April 19, 2017 / 11:06 PM / 4 months ago

UK's Labour vows to take on 'cosy cartel' that protects wealthy

The leader of Britain's opposition Labour Party, Jeremy Corbyn, leaves his home in London, Britain April 19, 2017.Hannah McKay

LONDON (Reuters) - Opposition leader Jeremy Corbyn will vow on Thursday to defeat what he calls a "cosy cartel" at the heart of British politics that protects the interests of the wealthy.

The pledge will come in a speech to launch his Labour Party's national election campaign

Opinion polls show Corbyn's Labour facing a heavy defeat at the June 8 election, which was called by Conservative Prime Minister Theresa May earlier this week to capitalise on Labour's poor ratings and to strengthen support for her strategy for leaving the European Union.

Corbyn, battling to control a party divided by his left wing agenda and win support from a public which is unsure of his political views and leadership ability, will seek to tap voters' frustration at the political establishment.

"They say I don't play by the rules –- their rules. We can't win, they say, because we don't play their game. They're quite right I don't," he said in extracts of his speech released beforehand.

"These rules have created a cosy cartel which rigs the system in favour of a few powerful and wealthy individuals and corporations... But things can, and they will, change."

Last year's vote to leave the European Union split Labour's traditional supporter base, which is divided between typically pro-EU inner city voters, and working-class voters in less affluent areas who voted in favour of Brexit.
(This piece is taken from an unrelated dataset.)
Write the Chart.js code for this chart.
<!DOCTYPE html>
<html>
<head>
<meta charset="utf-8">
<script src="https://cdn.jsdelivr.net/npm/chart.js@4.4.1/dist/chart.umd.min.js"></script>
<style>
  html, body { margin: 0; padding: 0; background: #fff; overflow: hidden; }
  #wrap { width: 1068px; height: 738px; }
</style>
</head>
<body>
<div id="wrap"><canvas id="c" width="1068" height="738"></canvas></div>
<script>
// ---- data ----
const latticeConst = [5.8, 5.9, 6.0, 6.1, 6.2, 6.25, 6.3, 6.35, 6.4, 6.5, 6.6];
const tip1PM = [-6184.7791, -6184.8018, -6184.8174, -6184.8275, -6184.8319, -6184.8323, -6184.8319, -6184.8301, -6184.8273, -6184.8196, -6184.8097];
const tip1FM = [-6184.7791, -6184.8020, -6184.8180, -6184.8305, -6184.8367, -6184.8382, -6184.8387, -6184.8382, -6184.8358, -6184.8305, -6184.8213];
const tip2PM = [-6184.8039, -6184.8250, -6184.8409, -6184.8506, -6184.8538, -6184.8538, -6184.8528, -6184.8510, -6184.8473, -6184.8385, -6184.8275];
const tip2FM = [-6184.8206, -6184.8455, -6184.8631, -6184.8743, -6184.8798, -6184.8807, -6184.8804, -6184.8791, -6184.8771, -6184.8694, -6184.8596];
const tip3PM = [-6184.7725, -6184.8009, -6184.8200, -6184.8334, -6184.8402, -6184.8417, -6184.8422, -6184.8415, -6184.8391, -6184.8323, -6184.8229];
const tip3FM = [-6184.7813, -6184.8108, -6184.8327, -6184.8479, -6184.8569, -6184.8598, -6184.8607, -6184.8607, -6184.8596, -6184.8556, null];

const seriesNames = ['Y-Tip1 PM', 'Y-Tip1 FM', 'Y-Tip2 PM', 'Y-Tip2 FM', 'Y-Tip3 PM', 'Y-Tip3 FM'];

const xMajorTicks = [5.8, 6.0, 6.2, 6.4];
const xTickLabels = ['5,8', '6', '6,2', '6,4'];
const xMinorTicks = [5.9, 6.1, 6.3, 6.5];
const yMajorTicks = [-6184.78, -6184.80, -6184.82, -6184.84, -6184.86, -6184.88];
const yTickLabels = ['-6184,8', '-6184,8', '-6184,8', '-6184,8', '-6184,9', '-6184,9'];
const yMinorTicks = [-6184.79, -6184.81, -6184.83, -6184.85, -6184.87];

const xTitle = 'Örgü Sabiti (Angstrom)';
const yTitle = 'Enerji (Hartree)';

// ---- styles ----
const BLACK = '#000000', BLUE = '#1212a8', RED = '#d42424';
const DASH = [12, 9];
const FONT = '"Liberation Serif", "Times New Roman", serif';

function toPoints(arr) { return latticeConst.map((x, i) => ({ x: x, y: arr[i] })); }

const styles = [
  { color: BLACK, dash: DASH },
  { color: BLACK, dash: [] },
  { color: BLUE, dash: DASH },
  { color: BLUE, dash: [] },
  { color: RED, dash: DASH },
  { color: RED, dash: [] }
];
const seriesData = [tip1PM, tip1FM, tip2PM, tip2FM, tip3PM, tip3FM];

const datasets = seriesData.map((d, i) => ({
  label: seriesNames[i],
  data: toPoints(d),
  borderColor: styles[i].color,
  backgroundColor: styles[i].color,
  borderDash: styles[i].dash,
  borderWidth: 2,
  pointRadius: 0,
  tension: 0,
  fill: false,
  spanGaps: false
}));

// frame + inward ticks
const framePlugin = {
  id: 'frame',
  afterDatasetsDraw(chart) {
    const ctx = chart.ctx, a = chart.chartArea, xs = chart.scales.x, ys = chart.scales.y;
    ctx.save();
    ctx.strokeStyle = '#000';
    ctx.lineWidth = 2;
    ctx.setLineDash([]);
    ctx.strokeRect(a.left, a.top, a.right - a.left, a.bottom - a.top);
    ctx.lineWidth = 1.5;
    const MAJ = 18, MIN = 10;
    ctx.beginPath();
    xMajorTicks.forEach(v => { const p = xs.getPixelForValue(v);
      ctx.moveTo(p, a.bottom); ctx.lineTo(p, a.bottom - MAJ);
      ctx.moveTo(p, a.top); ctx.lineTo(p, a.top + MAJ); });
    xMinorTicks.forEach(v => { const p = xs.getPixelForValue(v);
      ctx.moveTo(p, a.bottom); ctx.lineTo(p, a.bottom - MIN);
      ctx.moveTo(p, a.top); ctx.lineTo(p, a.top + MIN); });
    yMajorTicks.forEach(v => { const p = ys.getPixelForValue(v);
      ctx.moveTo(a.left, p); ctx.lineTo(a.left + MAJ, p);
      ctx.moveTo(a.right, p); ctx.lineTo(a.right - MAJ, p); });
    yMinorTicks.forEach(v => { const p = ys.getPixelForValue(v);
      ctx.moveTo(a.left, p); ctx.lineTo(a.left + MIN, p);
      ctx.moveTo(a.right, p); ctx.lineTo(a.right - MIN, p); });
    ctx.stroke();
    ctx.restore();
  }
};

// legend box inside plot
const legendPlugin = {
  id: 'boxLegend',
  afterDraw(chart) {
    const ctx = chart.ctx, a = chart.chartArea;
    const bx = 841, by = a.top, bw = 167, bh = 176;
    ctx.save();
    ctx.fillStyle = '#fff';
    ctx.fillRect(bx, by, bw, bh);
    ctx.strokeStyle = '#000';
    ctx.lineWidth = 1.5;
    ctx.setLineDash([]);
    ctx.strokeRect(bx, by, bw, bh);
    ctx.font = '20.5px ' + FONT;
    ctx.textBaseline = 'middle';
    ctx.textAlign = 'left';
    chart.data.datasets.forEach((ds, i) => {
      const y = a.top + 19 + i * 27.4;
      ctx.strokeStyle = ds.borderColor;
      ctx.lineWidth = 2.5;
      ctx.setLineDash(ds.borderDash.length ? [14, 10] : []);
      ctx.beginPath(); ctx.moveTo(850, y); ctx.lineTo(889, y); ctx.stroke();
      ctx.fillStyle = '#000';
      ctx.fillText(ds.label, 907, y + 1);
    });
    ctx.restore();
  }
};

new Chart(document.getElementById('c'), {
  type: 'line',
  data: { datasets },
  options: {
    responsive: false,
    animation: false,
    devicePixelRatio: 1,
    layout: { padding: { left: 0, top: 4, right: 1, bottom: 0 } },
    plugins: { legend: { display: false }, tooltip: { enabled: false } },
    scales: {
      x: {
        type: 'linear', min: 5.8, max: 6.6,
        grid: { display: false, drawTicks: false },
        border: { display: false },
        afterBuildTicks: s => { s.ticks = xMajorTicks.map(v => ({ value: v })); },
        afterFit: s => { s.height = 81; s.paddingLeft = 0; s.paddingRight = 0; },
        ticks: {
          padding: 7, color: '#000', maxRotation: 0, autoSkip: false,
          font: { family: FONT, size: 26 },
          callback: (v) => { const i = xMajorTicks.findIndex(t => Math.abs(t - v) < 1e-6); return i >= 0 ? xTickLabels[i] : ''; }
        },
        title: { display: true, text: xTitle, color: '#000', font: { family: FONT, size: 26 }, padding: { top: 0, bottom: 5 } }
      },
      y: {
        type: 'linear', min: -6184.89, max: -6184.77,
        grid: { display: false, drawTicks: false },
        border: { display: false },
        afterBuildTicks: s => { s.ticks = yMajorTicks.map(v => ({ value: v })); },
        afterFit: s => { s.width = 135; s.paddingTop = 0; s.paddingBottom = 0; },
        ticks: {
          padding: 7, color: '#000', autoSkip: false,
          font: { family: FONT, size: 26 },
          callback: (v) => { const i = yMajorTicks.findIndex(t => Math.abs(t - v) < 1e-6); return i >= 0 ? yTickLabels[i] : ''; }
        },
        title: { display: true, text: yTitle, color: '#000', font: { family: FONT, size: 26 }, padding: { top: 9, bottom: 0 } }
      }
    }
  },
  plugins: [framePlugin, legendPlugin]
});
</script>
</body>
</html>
Analysis of polling data conducted by the Times newspaper showed May could win a landslide majority of 114 seats, up from the Conservatives' 12-seat victory in 2015. That would limit the scope for parliament to block or water down her plan for Britain to quit the EU single market and to prioritise immigration control.

But, while May is trying to focus the election debate on Brexit, Corbyn is looking to harness the powerful anti-establishment mood revealed by the EU referendum, which has roots stretching back to the 2007-9 financial crisis.

"How dare they crash the economy with their recklessness and greed, and then punish those who had nothing to do with it," he will say.

"Labour is the party that will put the interests of the majority first.... The British people know that they are the true wealth creators, held back by a system rigged for the wealth extractors."